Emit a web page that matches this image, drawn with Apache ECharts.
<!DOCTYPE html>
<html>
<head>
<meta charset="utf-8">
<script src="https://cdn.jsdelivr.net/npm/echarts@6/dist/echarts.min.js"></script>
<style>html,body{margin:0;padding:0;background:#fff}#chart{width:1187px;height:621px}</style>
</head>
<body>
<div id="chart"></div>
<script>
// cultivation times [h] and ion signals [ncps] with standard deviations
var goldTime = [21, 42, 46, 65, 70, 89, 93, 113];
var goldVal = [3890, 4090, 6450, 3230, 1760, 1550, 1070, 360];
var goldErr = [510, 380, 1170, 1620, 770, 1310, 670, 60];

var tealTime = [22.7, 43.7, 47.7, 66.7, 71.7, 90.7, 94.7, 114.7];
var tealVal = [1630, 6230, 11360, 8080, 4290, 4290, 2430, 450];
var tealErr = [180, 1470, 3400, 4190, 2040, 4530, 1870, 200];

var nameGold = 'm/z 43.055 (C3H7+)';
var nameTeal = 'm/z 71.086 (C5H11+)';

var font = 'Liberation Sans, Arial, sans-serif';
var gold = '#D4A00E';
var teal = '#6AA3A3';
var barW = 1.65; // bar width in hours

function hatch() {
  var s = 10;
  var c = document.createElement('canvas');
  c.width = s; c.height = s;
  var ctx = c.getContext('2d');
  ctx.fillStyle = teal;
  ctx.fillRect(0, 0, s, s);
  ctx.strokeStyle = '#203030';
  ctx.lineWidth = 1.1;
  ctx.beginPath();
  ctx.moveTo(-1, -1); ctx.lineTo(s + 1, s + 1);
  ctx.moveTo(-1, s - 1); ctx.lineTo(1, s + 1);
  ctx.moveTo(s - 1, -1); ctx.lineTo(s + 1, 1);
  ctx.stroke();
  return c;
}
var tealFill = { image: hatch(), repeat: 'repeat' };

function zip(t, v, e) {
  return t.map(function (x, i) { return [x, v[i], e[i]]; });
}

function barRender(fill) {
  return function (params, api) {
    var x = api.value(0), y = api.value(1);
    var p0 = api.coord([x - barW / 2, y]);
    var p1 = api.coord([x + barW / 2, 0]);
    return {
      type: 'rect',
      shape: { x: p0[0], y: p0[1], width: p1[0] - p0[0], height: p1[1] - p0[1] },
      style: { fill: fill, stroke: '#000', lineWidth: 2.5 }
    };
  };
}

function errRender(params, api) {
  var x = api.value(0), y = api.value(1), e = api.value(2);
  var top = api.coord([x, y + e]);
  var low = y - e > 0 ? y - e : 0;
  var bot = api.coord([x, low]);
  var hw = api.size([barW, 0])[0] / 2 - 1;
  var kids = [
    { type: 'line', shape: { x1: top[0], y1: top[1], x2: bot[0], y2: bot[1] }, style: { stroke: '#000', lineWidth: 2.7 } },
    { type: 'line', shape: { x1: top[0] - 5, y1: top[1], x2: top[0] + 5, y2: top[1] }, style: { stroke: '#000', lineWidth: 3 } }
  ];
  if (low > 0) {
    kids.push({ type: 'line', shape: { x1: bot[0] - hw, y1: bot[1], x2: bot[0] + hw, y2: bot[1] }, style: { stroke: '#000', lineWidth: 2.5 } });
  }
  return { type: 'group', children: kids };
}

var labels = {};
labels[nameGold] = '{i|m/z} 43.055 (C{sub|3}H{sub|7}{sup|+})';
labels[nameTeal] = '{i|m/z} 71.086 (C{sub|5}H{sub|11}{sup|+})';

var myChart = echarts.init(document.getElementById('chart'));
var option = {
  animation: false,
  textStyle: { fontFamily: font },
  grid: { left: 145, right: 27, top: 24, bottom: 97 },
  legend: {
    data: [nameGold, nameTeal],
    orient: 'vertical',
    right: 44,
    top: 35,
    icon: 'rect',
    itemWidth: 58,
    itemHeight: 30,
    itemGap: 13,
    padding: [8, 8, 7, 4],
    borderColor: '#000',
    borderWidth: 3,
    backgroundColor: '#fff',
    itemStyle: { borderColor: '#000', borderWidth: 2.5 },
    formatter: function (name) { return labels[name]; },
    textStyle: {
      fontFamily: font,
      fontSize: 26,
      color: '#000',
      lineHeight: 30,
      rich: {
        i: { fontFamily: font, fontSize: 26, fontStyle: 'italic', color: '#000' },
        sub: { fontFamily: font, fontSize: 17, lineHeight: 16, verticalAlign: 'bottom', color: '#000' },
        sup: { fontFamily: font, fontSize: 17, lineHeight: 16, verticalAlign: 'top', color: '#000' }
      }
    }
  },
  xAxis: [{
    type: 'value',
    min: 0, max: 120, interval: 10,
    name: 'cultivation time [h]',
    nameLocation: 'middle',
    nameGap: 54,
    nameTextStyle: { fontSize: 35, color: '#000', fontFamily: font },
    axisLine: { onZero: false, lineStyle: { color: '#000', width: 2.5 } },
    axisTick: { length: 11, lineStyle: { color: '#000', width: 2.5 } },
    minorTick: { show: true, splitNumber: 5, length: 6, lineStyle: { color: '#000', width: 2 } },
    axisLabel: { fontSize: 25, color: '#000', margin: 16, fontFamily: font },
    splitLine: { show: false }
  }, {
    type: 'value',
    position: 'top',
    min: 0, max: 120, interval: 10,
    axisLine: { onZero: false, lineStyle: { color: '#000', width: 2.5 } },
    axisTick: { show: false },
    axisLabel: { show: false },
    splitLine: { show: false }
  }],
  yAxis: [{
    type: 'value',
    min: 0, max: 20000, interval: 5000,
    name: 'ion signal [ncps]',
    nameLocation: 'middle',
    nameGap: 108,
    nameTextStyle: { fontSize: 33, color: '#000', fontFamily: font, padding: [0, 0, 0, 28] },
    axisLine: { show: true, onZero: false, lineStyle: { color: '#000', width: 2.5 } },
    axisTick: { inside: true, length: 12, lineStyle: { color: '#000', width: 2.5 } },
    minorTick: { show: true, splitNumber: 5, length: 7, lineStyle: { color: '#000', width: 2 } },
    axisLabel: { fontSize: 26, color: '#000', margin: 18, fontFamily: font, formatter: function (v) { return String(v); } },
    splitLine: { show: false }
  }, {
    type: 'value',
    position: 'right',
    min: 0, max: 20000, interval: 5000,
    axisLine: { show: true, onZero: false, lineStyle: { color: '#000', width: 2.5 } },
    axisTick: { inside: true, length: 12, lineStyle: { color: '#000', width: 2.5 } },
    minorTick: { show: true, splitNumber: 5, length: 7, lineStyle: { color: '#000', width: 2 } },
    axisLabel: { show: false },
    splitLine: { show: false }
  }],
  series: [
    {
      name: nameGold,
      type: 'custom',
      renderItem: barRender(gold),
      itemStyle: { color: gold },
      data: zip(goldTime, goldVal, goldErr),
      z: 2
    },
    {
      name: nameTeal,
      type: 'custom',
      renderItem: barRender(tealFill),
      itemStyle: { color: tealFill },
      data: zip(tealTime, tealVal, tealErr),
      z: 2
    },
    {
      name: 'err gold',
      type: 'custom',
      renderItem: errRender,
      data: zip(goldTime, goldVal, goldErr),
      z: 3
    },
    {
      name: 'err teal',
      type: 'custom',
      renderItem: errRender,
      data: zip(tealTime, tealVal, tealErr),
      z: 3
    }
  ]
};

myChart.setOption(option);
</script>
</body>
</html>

...

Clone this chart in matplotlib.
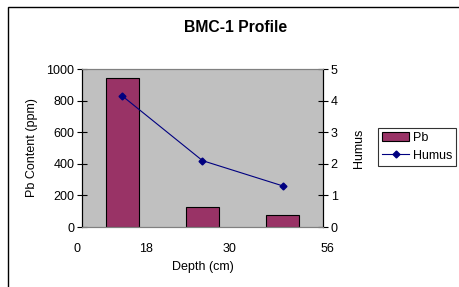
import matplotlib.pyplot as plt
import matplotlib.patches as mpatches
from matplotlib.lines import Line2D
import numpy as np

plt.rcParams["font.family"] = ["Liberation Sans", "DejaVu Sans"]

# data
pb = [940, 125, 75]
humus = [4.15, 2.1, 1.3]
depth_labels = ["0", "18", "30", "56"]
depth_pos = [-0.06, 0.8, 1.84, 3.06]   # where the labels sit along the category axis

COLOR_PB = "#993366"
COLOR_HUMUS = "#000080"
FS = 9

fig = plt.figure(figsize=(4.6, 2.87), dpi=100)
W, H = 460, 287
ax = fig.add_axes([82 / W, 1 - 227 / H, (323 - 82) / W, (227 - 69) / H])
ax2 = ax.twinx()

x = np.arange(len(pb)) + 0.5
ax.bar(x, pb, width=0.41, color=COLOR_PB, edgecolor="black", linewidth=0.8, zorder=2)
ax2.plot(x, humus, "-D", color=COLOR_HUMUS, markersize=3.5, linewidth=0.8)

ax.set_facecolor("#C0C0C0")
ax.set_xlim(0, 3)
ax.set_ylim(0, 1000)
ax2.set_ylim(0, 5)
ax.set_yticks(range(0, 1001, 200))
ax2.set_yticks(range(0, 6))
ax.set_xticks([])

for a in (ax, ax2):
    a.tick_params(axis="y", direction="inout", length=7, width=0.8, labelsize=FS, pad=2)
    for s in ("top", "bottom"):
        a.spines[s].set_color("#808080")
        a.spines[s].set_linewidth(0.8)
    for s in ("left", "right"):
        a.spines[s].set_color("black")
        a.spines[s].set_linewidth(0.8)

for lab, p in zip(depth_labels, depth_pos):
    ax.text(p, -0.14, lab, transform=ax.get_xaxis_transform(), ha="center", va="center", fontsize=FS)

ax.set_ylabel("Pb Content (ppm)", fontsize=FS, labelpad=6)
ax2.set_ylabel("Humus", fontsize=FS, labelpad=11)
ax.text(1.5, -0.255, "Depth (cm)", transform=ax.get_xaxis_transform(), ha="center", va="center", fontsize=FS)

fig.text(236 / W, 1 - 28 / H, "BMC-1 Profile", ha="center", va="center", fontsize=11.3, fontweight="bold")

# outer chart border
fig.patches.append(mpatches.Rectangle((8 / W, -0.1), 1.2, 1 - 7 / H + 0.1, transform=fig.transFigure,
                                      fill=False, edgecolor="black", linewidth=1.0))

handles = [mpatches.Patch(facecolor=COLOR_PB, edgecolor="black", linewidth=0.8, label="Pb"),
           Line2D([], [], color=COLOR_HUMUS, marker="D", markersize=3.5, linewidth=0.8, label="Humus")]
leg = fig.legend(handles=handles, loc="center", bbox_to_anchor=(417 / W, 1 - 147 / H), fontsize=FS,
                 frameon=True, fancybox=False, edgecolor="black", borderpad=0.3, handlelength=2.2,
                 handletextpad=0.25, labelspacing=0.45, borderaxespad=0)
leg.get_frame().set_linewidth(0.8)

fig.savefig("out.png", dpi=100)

__What you are asked to do__: Both the line with "Emit a web page" and the line with "var barW = 1.65; // bar width in hours" belong in the extract, along with every line between them; set down those lines exactly and only.

__Result__:
Emit a web page that matches this image, drawn with Apache ECharts.
<!DOCTYPE html>
<html>
<head>
<meta charset="utf-8">
<script src="https://cdn.jsdelivr.net/npm/echarts@6/dist/echarts.min.js"></script>
<style>html,body{margin:0;padding:0;background:#fff}#chart{width:1187px;height:621px}</style>
</head>
<body>
<div id="chart"></div>
<script>
// cultivation times [h] and ion signals [ncps] with standard deviations
var goldTime = [21, 42, 46, 65, 70, 89, 93, 113];
var goldVal = [3890, 4090, 6450, 3230, 1760, 1550, 1070, 360];
var goldErr = [510, 380, 1170, 1620, 770, 1310, 670, 60];

var tealTime = [22.7, 43.7, 47.7, 66.7, 71.7, 90.7, 94.7, 114.7];
var tealVal = [1630, 6230, 11360, 8080, 4290, 4290, 2430, 450];
var tealErr = [180, 1470, 3400, 4190, 2040, 4530, 1870, 200];

var nameGold = 'm/z 43.055 (C3H7+)';
var nameTeal = 'm/z 71.086 (C5H11+)';

var font = 'Liberation Sans, Arial, sans-serif';
var gold = '#D4A00E';
var teal = '#6AA3A3';
var barW = 1.65; // bar width in hours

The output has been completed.